The title "général" originates in the ancient rank of "capitaine général" (literally, "general captain"), who was in command of the whole army.
There is no distinction between infantry and cavalry generals, since they are all supposed to be able to command any type of unit.
Officiers supérieurs - Senior officers 
In the below descriptions, "horse-mounted" does not refer to current units (the only remaining horse-mounted unit is a ceremonial unit in the Republican Guard) but to some traditional affiliation of the units.
The word "colonel" originates in the title capitaine colonel, "the one who commands a column" (regiment). Lieutenant-colonel is the one who can "take the place" of a colonel (lieu-tenant, tenir lieu = to take the place of). Chef, "chief", comes from Latin caput="head".
Colonel : in command of a regiment or a groupement (in the Gendarmerie). During the French Revolution, they were called "chef de brigade". Mounted arms wear silver. The origin of the difference in metal colour is that infantry officers once wore silver epaulettes, while those of the cavalry and other arms wore gold, and the colour of the rank badge had to differ from these metals in each case.

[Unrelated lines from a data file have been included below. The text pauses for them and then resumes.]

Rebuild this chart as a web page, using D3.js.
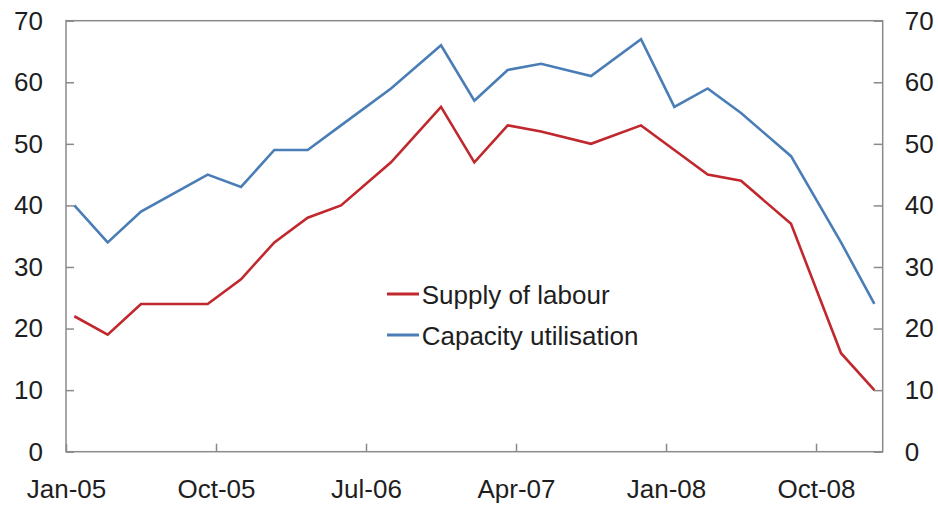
<!DOCTYPE html>
<html>
<head>
<meta charset="utf-8">
<script src="https://cdn.jsdelivr.net/npm/d3@7"></script>
<style>
  html, body { margin: 0; padding: 0; background: #fff; }
  svg { display: block; }
  text { font-family: "Liberation Sans", Arial, Helvetica, sans-serif; fill: #1e1e1e; }
</style>
</head>
<body>
<svg id="chart" width="938" height="506"></svg>
<script>
// Survey dates (year-month)
const dates = ["2005-01","2005-03","2005-05","2005-09","2005-11",
               "2006-01","2006-03","2006-05","2006-08","2006-11",
               "2007-01","2007-03","2007-05","2007-08","2007-11",
               "2008-01","2008-03","2008-05","2008-08","2008-11",
               "2009-01"];
const supplyOfLabour = [22,19,24,24,28, 34,38,40,47,56, 47,53,52,50,53, 49,45,44,37,16, 10];
const capacityUtilisation = [40,34,39,45,43, 49,49,53,59,66, 57,62,63,61,67, 56,59,55,48,34, 24];
const seriesNames = ["Supply of labour","Capacity utilisation"];
const xTickDates = ["2005-01","2005-10","2006-07","2007-04","2008-01","2008-10"];
const xTickLabels = ["Jan-05","Oct-05","Jul-06","Apr-07","Jan-08","Oct-08"];
const yTicks = [0,10,20,30,40,50,60,70];

const W = 938, H = 506;
const m = {left: 66, right: 55.3, top: 20.7, bottom: 54.3};
const svg = d3.select("#chart");

// months since Jan-2005 (start of month)
const monthIndex = s => { const [y, mo] = s.split("-").map(Number); return (y - 2005) * 12 + (mo - 1); };

const x = d3.scaleLinear().domain([0, 49]).range([m.left, W - m.right]);
const y = d3.scaleLinear().domain([0, 70]).range([H - m.bottom, m.top]);

const axisColor = "#8a8a8a";
const fontSize = 26;

// Frame
svg.append("rect")
  .attr("x", x(0)).attr("y", y(70))
  .attr("width", x(49) - x(0)).attr("height", y(0) - y(70))
  .attr("fill", "none").attr("stroke", axisColor).attr("stroke-width", 1.5);

function styleAxis(g) {
  g.select(".domain").remove();
  g.selectAll(".tick line").attr("stroke", axisColor).attr("stroke-width", 1.5);
  g.selectAll(".tick text").style("font-size", fontSize + "px").attr("fill", "#1e1e1e");
}

// Left axis
svg.append("g").attr("transform", `translate(${x(0)},0)`)
  .call(d3.axisLeft(y).tickValues(yTicks).tickSize(-8).tickPadding(23).tickFormat(d3.format("d")))
  .call(styleAxis);

// Right axis
svg.append("g").attr("transform", `translate(${x(49)},0)`)
  .call(d3.axisRight(y).tickValues(yTicks).tickSize(-9).tickPadding(22).tickFormat(d3.format("d")))
  .call(styleAxis);

// Bottom axis
const tickMap = new Map(xTickDates.map((d, i) => [monthIndex(d), xTickLabels[i]]));
svg.append("g").attr("transform", `translate(0,${y(0)})`)
  .call(d3.axisBottom(x).tickValues(xTickDates.map(monthIndex)).tickSize(-8).tickPadding(27.5)
        .tickFormat(d => tickMap.get(d)))
  .call(styleAxis);

// Lines
const colors = ["#c0282d", "#4a7db5"];
const seriesData = [supplyOfLabour, capacityUtilisation];
const line = d3.line()
  .x((d, i) => x(monthIndex(dates[i]) + 0.5))
  .y(d => y(d));

seriesData.forEach((vals, k) => {
  svg.append("path")
    .datum(vals)
    .attr("d", line)
    .attr("fill", "none")
    .attr("stroke", colors[k])
    .attr("stroke-width", 2.6)
    .attr("stroke-linejoin", "miter");
});

// Legend
const legend = svg.append("g").attr("transform", "translate(387,294)");
seriesNames.forEach((name, k) => {
  const gy = k * 41;
  legend.append("line")
    .attr("x1", 0).attr("x2", 32).attr("y1", gy).attr("y2", gy)
    .attr("stroke", colors[k]).attr("stroke-width", 3);
  legend.append("text")
    .attr("x", 34.7).attr("y", gy + 10)
    .style("font-size", fontSize + "px")
    .text(name);
});
</script>
</body>
</html>
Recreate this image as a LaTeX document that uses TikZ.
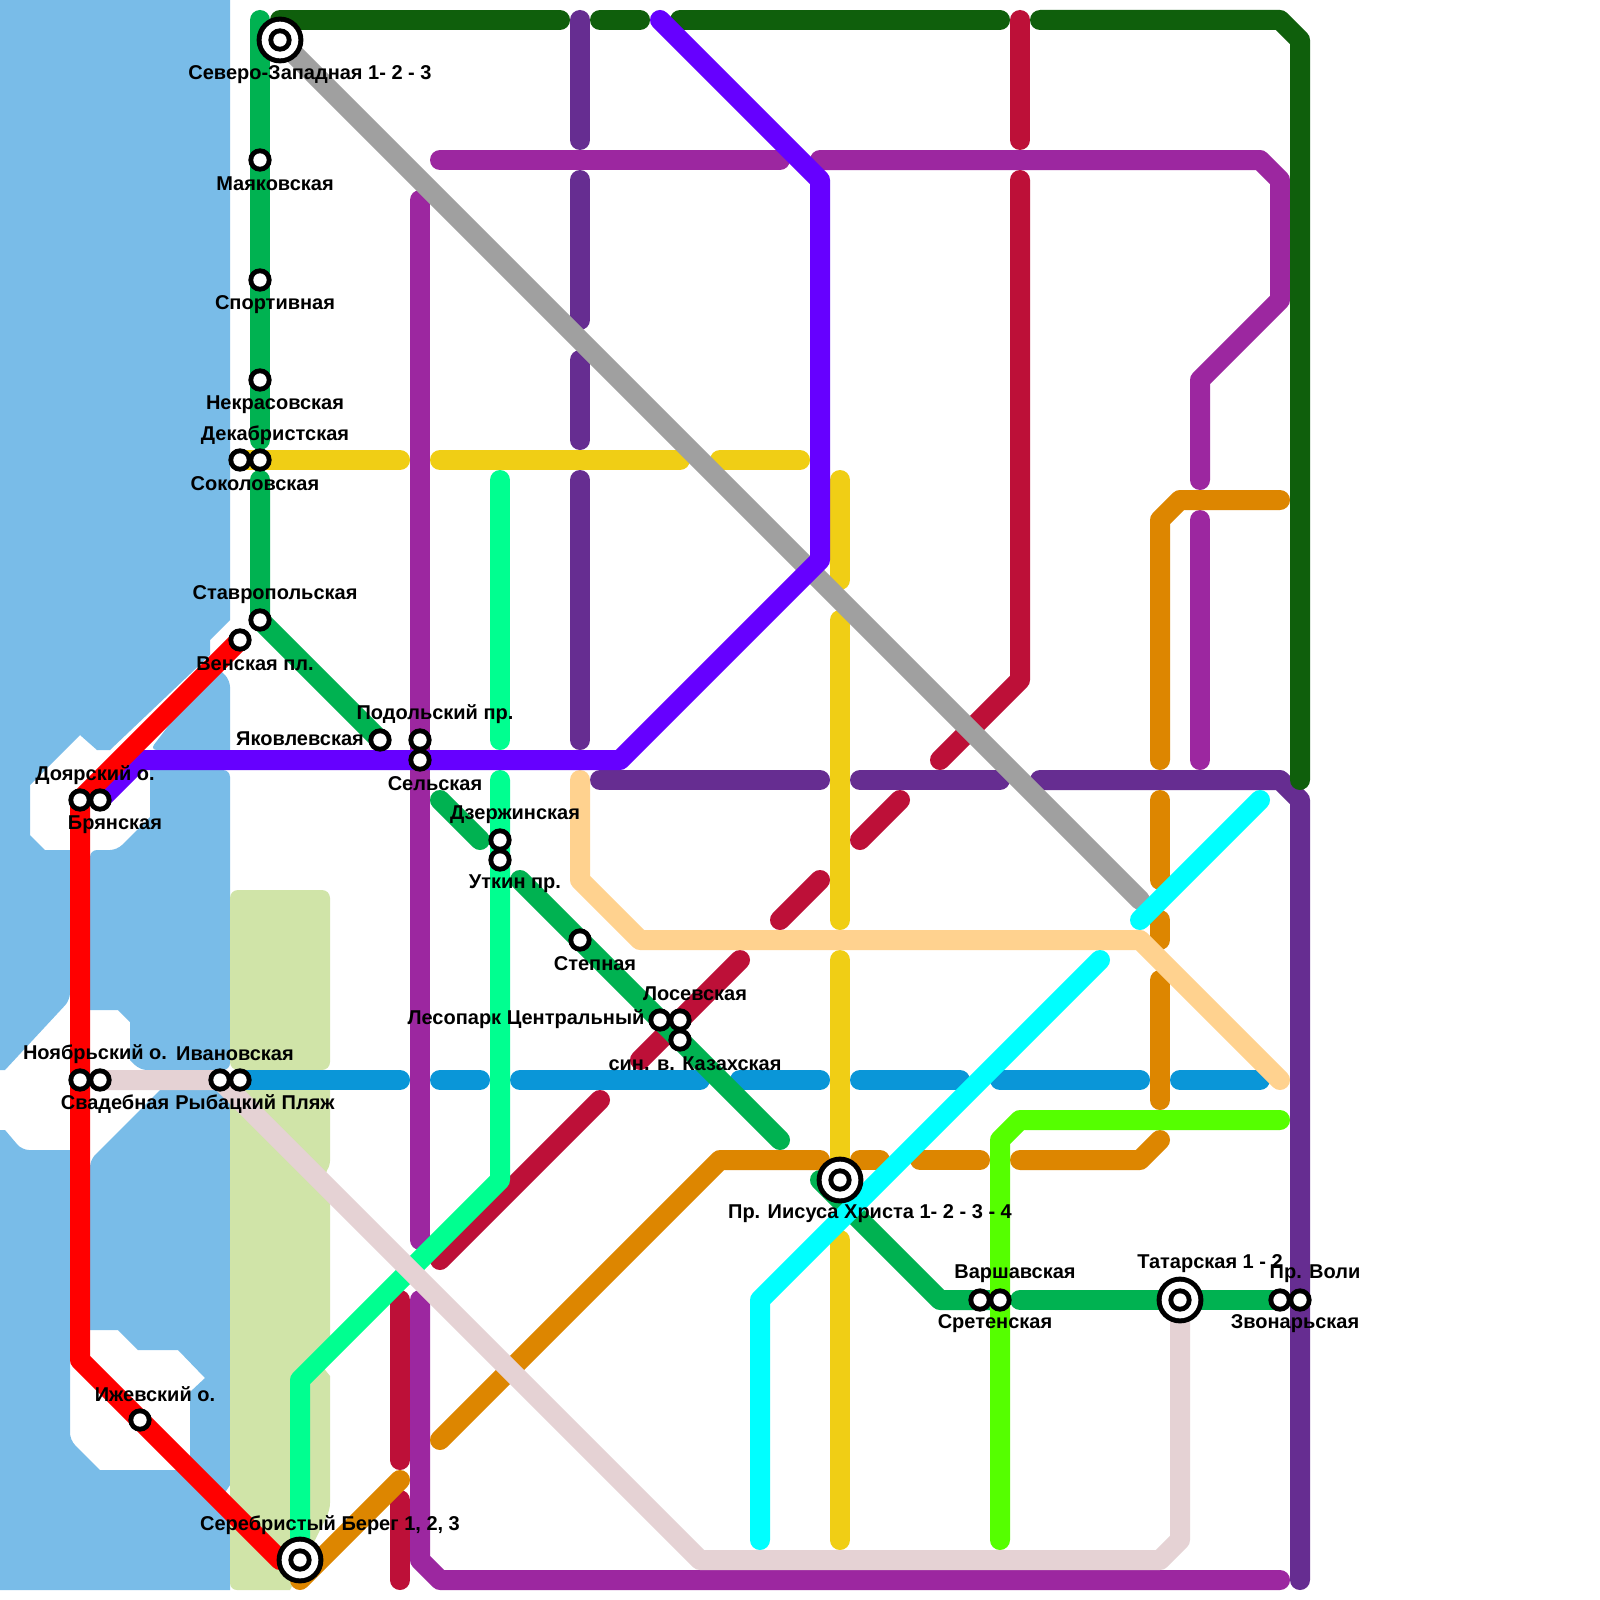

The Lieutenant-colonel has the same responsibilities as a colonel. They were called "major" during the First French Empire. Notice that the metal colours alternate silver and gold in each case, as opposed to those of the colonels. This characteristic goes back at least to alternating stripes on the headdress of that empire.
Commandant: also called chef de bataillon in the infantry, chef d'escadrons in the cavalry, chef d'escadron in the artillery and in the Army Light Aviation.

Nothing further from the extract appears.